Friday, January 12, 2007

Snitching among the clergy?

Warning: This blog post contains pure speculation generated as part of a thought exercise. Take the comments, in that vein, for what they're worth.

Regular readers know I've long tracked various snitching scandals on Grits and think the practice is a frequently abused and inherently abusive aspect of the American justice system that needs to be curtailed.

Without question the use of informants is a crucial, nearly indispensible tool for law enforcement. But especially when used to investigate petty or victimless crimes, or when informants are self-interested or unreliable, snitching can also undermine not just faith in the justice system but the very bonds of trust and loyalty that underlie all positive human relations. Prof. Sasha Natapoff has calculated that one in 12 young black men returning from prison might be informants for law enforcement at any given time.

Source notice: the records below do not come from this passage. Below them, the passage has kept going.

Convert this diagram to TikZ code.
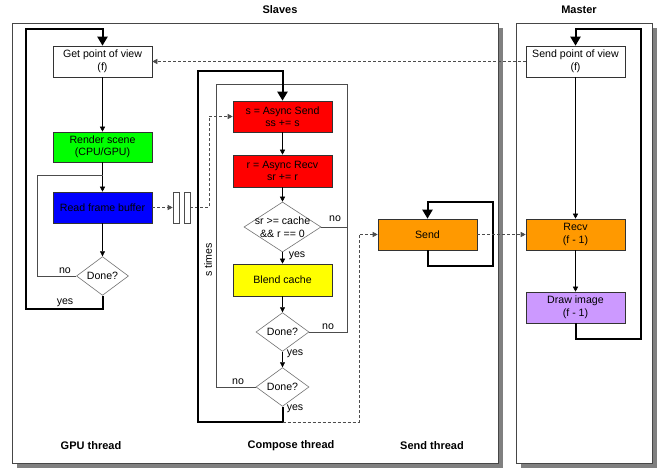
\documentclass[tikz,border=0pt]{standalone}
\usepackage{fontspec}
\setmainfont{Liberation Sans}
\usetikzlibrary{arrows.meta,shapes.geometric}
\definecolor{cgreen}{RGB}{0,255,0}
\definecolor{cblue}{RGB}{0,0,255}
\definecolor{cred}{RGB}{255,0,0}
\definecolor{cyellow}{RGB}{255,255,0}
\definecolor{corange}{RGB}{255,153,0}
\definecolor{cpurple}{RGB}{204,153,255}
\definecolor{panelline}{RGB}{70,70,70}
\definecolor{shadowc}{RGB}{128,128,128}
\begin{document}
\begin{tikzpicture}[x=1pt,y=-1pt,
  font=\fontsize{10.6}{12.5}\selectfont,
  box/.style={draw=black!80, line width=0.6pt, minimum width=99pt, minimum height=31pt, inner sep=0pt, align=center},
  dia/.style={diamond, draw=black!55, line width=0.6pt, inner sep=0pt},
  flow/.style={draw=black, line width=0.6pt, -{Triangle[length=5pt,width=5pt]}},
  bigloop/.style={draw=black, line width=2pt, -{Triangle[length=9pt,width=10pt]}},
  thinloop/.style={draw=black!70, line width=0.6pt},
  dashline/.style={draw=black!70, line width=0.6pt, dash pattern=on 3pt off 2pt},
  dasharrow/.style={dashline, -{Triangle[length=5pt,width=5pt]}},
  lbl/.style={inner sep=0pt},
  title/.style={inner sep=0pt, font=\fontsize{11}{13}\selectfont\bfseries},
  panel/.style={fill=white, draw=panelline, line width=0.6pt},
  shadow/.style={fill=shadowc}
]
\useasboundingbox (0,0) rectangle (670,470);
% panels
\fill[shadow] (17,28) rectangle (503,468);
\draw[panel] (12,23) rectangle (498,463);
\fill[shadow] (521,28) rectangle (657,468);
\draw[panel] (516,23) rectangle (652,463);
\node[title] (tslaves) at (280,10) {Slaves};
\node[title] (tmaster) at (579,10) {Master};
\node[title] (tgpu) at (91,446) {GPU thread};
\node[title] (tcomp) at (291,446) {Compose thread};
\node[title] (tsend) at (432,446) {Send thread};

% GPU thread
\node[box, fill=white] (gpv) at (102.5,61.5) {Get point of view\\(f)};
\node[box, fill=cgreen, minimum height=30pt] (render) at (102.5,147) {Render scene\\(CPU/GPU)};
\node[box, fill=cblue] (read) at (102.5,207.5) {Read frame buffer};
\node[dia, fill=white, minimum width=52pt, minimum height=34pt] (done0) at (102.5,276) {Done?};
\node[draw=black!70, fill=white, line width=0.6pt, minimum width=6pt, minimum height=31pt, inner sep=0pt] (buf1) at (176,207.5) {};
\node[draw=black!70, fill=white, line width=0.6pt, minimum width=6pt, minimum height=31pt, inner sep=0pt] (buf2) at (187,207.5) {};

% Compose thread
\node[box, fill=cred] (asend) at (282.5,116.5) {s = Async Send\\ss += s};
\node[box, fill=cred, minimum height=32pt] (arecv) at (282.5,171) {r = Async Recv\\sr += r};
\node[dia, fill=white, minimum width=77pt, minimum height=50pt,
  label={[name=condtxt, align=center, inner sep=0pt]center:sr >= cache\\\&\& r == 0}] (cond) at (282.5,227) {};
\node[box, fill=cyellow, minimum height=32pt] (blend) at (282.5,280) {Blend cache};
\node[dia, fill=white, minimum width=53pt, minimum height=34pt] (done1) at (282.5,332) {Done?};
\node[dia, fill=white, minimum width=53pt, minimum height=34pt] (done2) at (282.5,387) {Done?};

% GPU connectors
\coordinate (nojoin0) at (102.5,175);
\draw[flow] (gpv) -- (render);
\draw[flow] (render) -- (read);
\draw[flow] (read) -- (done0);
\draw[thinloop] (done0.west) -- (37,276) -- (37,175) -- (nojoin0);
\draw[bigloop] (done0.south) -- (102.5,309) -- (26,309) -- (26,29) -- (102.5,29) -- (gpv.north);
\node[lbl] (no0) at (65,271) {no};
\node[lbl] (yes0) at (65,303) {yes};
\draw[dasharrow] (read.east) -- (buf1.west);
\draw[dasharrow] (buf2.east) -- (209,207.5) -- (209,116.5) -- (asend.west);

% Compose connectors
\coordinate (topjoin) at (282.5,84);
\draw[flow] (asend) -- (arecv);
\draw[flow] (arecv) -- (cond);
\draw[flow] (cond) -- (blend);
\draw[flow] (blend) -- (done1);
\draw[flow] (done1) -- (done2);
\draw[thinloop] (cond.east) -- (347,227);
\draw[thinloop] (done1.east) -- (347,332) -- (347,84) -- (topjoin);
\draw[thinloop] (done2.west) -- (216,387) -- (216,84) -- (topjoin);
\draw[bigloop] (done2.south) -- (282.5,422) -- (198,422) -- (198,71) -- (282.5,71) -- (asend.north);
\node[lbl] (nocond) at (335,219) {no};
\node[lbl] (yescond) at (297,256) {yes};
\node[lbl] (no1) at (328,327) {no};
\node[lbl] (yes1) at (295,354) {yes};
\node[lbl] (no2) at (238,382) {no};
\node[lbl] (yes2) at (295,409) {yes};
\node[lbl, rotate=90] (stimes) at (208,260) {s times};

% Send thread
\node[box, fill=corange] (send) at (427.5,234.5) {Send};
\coordinate (dstart) at (282.5,422);
\draw[dasharrow] (dstart) -- (359,422) -- (359,234.5) -- (send.west);
\draw[bigloop] (send.south) -- (427.5,266) -- (493,266) -- (493,202) -- (427.5,202) -- (send.north);

% Master
\node[box, fill=white] (spv) at (575.5,61.5) {Send point of view\\(f)};
\node[box, fill=corange] (recv) at (575.5,234.5) {Recv\\(f - 1)};
\node[box, fill=cpurple] (drawimg) at (575.5,307.5) {Draw image\\(f - 1)};
\draw[flow] (spv) -- (recv);
\draw[flow] (recv) -- (drawimg);
\draw[bigloop] (drawimg.south) -- (575.5,339) -- (641,339) -- (641,29) -- (575.5,29) -- (spv.north);
\draw[dasharrow] (send.east) -- (recv.west);
\draw[dasharrow] (spv.west) -- (gpv.east);
\end{tikzpicture}
\end{document}
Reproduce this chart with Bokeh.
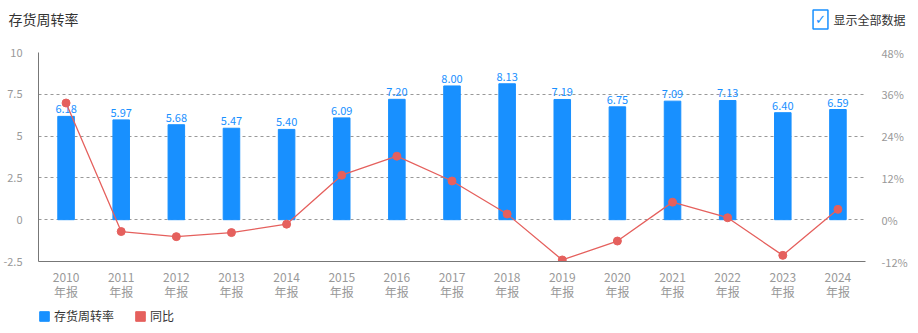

To see how widespread use of informants can corrupt public life and civil society, it's worth looking at what, at least before the USA's War on Drugs, was the most extensive informant system the world had ever seen: Communist secret police in Russia and Eastern Europe. Christianity Today has published an article about a new Polish archbishop who collaborated with the Communist secret police in that country while it was still under the yoke of Soviet control ("What to do with a former Communist informant?," 1-12):
Tomasz Terlikowski of Newsweek Polska told Polskie Radio, "This question about the past has a very real impact on Poland's present. Today we are facing this issue: Can a person who collaborated with the regime be the moral and theological authority for a whole diocese? From what we learned about Archbishop Wielgus, his collaboration might have meant as many as 20 years of informing the Communist regime about what was happening in the church. And the main aim of the Communists was the destruction of the church."

Some estimates say that 15 percent of the church leaders in Poland — seen as a cornerstone of resistance against communism — cooperated with the secret police. One memo from 1978, for example, counted 12 Polish bishops among the security service's collaborators.

Those are big numbers, and such a widespread practice makes me wonder if ministers are commonly used as informants in American policing? I wonder if any ministers during the civil rights movement, for example, ever got caught up in the informant racket the way Catholic priests did in Poland? Or have ministers in the pro-life movement been pressured to "flip" and inform on activist members of their flock? Have US Catholic priests been pressured to identify undocumented immigrants among their parishioners? I don't know, I've never really thought about it or researched it, but I'll bet they have.

People tell their ministers things they'd tell no one else, and in theory a priest-penitent privilege provides protection for those conversations. But if police can find leverage to coerce a minister into cooperating - anything from overlooking criminal acts to agreeing not to expose extramarital affairs, or even flat out paying for information - it doesn't seem far fetched to me to think officers might play that card as part of an investigation. Whether a minister succumbs would essentially be a question of individual character.

No conclusions to be drawn here, only questions raised. But I'll be keeping my eyes peeled for more on this angle as I continue to study the topic of police informant use.

2 comments:

  1. The FBI, since Hoover's inception of it, has been predominately an espionage agency. They distinguish between evidence, which can be used in court, and 'intel', which they illegally obtained from wiretaps, bugs, or 'black bag jobs' (burglaries).

    A telling example of the FBI's preference for collecting dirt rather than evidence became obvious when 'Deep Throat' was revealed to be Mark Felt, and that everything he leaked to Woodward and Bernstein came from FBI files. Now that we know the FBI knew about Nixon's schemes (by committing espionage against the White House), consider how many people the FBI prosecuted all told: none. All the incriminating evidence that came up in the Watergate hearings came from outside federal law enforcement. The FBI witheld damning evidence from the prosecution.

    So, now that you understand it is SOP for law enforcement to collect 'intel' and to use the dirt to blackmail people, take a fresh look at your questions.

    ReplyDelete
  2. Lots of snitches in the civil rights movement, ministers and otherwise.